Hlongwane’s observation is particularly significant when viewed in the context of police operations at community protests in recent years.

A study [PDF] by the Centre for the Study of Violence and Reconciliation (CSVR) titled The smoke that calls, completed in 2011, focused on xenophobic violence and community protests in South Africa over the past decade, and found that police were either guilty of responding too late or found to have “escalated confrontation and tension”, including “incidents of assault and allegations of torture against suspected protest leaders”.

The frequent incidence of community protests against local government and the slow rate of service delivery has been one manifestation of a rising anger with the ruling ANC for inadequately representing the needs of the country’s poor. 

But even as President Zuma calls for an inquiry into the Marikana shootings, many believe that it is a dissatisfaction with the ANC and its trade union partner COSATU – the biggest labour confederation in the country – to adequately take up the plight of the country’s marginalised that first fed the rise of renegade youth leader Julius Malema, and the creation of rivals to COSATU.
 
That so many workers “left” the National Union of Mineworkers, an affiliate of COSATU, to support the rival Association of Mineworkers and Constrution Union in an “illegal” strike in lieu of higher wages is indicative of the sheer desperation felt by many miners.

“The danger here is that COSATU appears to be failing to convince people that they can speak for their needs adequately,” Hlongwane said. 

He is, however, reluctant to stress dissatisfaction with the ANC as an undercurrent of events in Marikana this week.
 
“I try to resist pushing this incident into a larger narrative of the ANC government not caring and not responding to the needs of the people – [but] their poor response ties into this,” said Hlongwane. “Though I do think we should look at this company and where bargaining processes went wrong.”
 
Labour power

President Zuma cut short a trip to Mozambique to visit Marikana on Friday, but lecturer Sitas said the inquiry he announced is unlikely to reveal the greater causes of the incident.

“The commission will have a hard time in arriving at anything sensible,” he said. “They will be obsessing about who fired the first bullet.”

“The commission will have a hard time in arriving at anything sensible … They will be obsessing about who fired the first bullet.

– Ari Sitas, University of Cape Town

 
The bigger dilemma, it would appear, is understanding how the increasing drudgery of the working class towards traditional union leadership, for long seen as the vanguard of the social and economic interests of workers in South Africa, will affect the ANC’s most reliable voter base.
 
And it is within this context of job vulnerability – in which people are made to feel insecure – that workers must choose sides.

“Either you are compliant or rebellious or, often, there is an oscillation between the two,” Sitas said.

However bullish COSATU has become in South African politics, trading influence with government over real bargaining power on the shopfloor, as Sitas described it, or building a worker aristocracy, as Mngxitama calls it, workers aren’t likely to reject the ANC just yet.

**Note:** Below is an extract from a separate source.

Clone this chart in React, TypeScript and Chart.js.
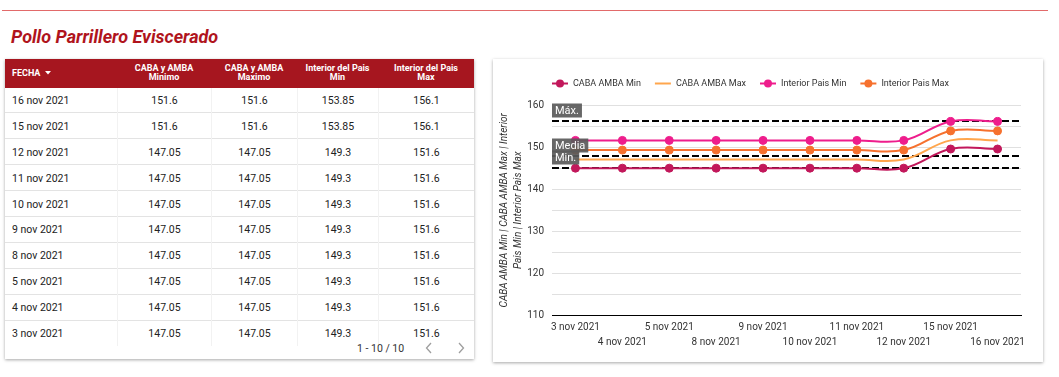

“There is a mismatch between reality that sees people vote for the ANC, and the ANC-led government’s inability to deliver promises,” Mngxitama said.

But it won’t always remain this way.

The comparisons of Thursday’s incident with the Sharpeville massacre of 1960 – when apartheid police shot and killed 69 black protesters – are already doing the rounds; so too, have parallels been drawn with the North African and Arab uprisings. 

Not so fast, Sitas interjects.

“This is still our government, not a [Hosni] Mubarak government. I do not see it as dramatic as Egypt. The comparison with Sharpeville – in terms of firepower – could be equated, but it is irresponsible to say it is the same thing.”

Nevertheless, the incident at the Lonmin mine in Marikana this week may signal the end of the world’s honeymoon with “the miracle” of post-Apartheid South Africa.

“The world is watching,” Nadvi concluded. “They probably don’t fully understand what they have just witnessed, but they know now that there are some serious issues here.”